State-run oil marketing cos to focus on Bharat to boost sales
Mint, Delhi   17-Nov-2020

State-run oil marketing companies (OMCs), including Indian Oil Corp. Ltd (IOCL), Bharat Petroleum Corp. Ltd (BPCL) and Hindustan Petroleum Corp. Ltd (HPCL), will set up 6,000 fuel retail outlets this fiscal year with a major focus on rural and semi-urban areas, besides highways, as sales in urban areas have stagnated, said OMC officials.

BPCL, which plans to add 1,800 retail outlets, registered better growth in sales in rural and small-town areas in the last quarter.

"We don't have adequate presence in rural and semi-urban markets, where growth is happening more in the country today because metros have saturated. So, we are trying to capture the market which are growing," said N. Vijayagopal, chief financial officer, BPCL.

The focus on rural areas will help raise BPCL's market share in diesel and petrol sales to about 32% from 29%, Vijayagopal added.

During the covid-induced lockdown, demand for auto fuels had fallen, but gradually recovered after the restrictions were lifted in phases. Sale of diesel, the most common fuel, rose for the first time in eight months in October, but was 5% lower from a year earlier in the first half of November.

"In October, on the back of a strong bounce back in demand, the refinery utilization for OMCs was ramped up to 95%. While gasoline demand has consistently grown over the months post relaxation in lockdown, it registered year-on-year growth for the first time in September by about 102% and then about 104% in the first weeks of October," said an analyst.

Between 1 and 15 November, diesel consumption was at 2.86 million tonnes (mt), down from 3.01 mt in the year-ago period. It was, however, higher than the 2.65 mt recorded during the first half of October.

Petrol sales, however, rose marginally from 1.02 mt to 1.03 mt.

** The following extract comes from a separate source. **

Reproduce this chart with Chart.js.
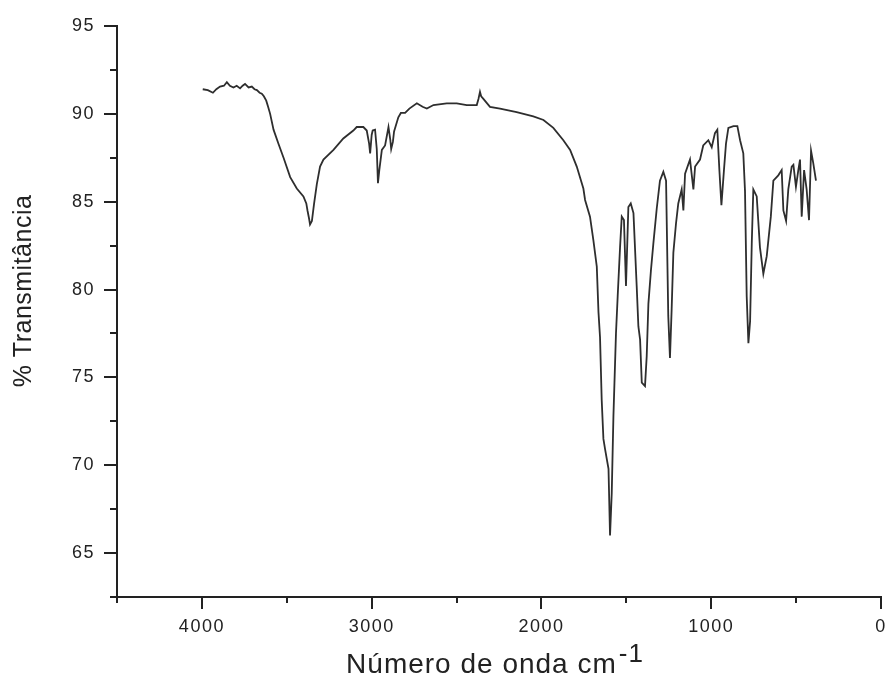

"During the lockdown, we observed that demand destruction in rural areas was less compared to urban areas and highways, logically so, as restrictions were more profound in urban areas. However, we are further strengthening our network in rural, national highways as well as urban," said M.K. Surana, chairman and managing director, HPCL, which will be commissioning around 1,800 new outlets this fiscal year. HPCL seeks to expand its retail network from the existing 17,000 to 22,000 outlets over the next three years.

Rural areas are also an attractive bet for the companies in terms of cost of setting up a fuel retail outlet as the cost of land is substantially lower compared to urban areas.

It costs between Rs 60 lakh and Rs 3 crore to open a fuel outlet depending on the location. If located in a town, the land area for the fuel retail outlet needs to be over 800 sq. m and over 1,200 sq. m if it is located on a highway.

IOCL, the largest OMC, plans to set up 2,400 retail outlets this fiscal year, including the 994 outlets it has opened till September. The company has 30,000 retail outlets as of now.

"We are aware that we were left out actually in this race of setting up retail outlets for some time, and now we have ramped up our operations. Going forward, we will be setting up more and more retail outlets and we will ensure that we are not left behind," Sandeep Kumar Gupta, director, finance, IOCL, told analysts.

According to OMCs, the post-pandemic preference for personal mobility is helping a strong rebound in demand for fuel.

According to a 11 November note from Crisil Research, despite an improvement (in covid-19 cases), states such as Kerala and Karnataka in the south, and Maharashtra in the west, continued to show lower retail mobility trends in September vis-à-vis the national average.

"So, while average mobility did not decline over time (even as cases rose), more covid-19 affected states continued to see depressed mobility relative to other states," the note from Crisil added.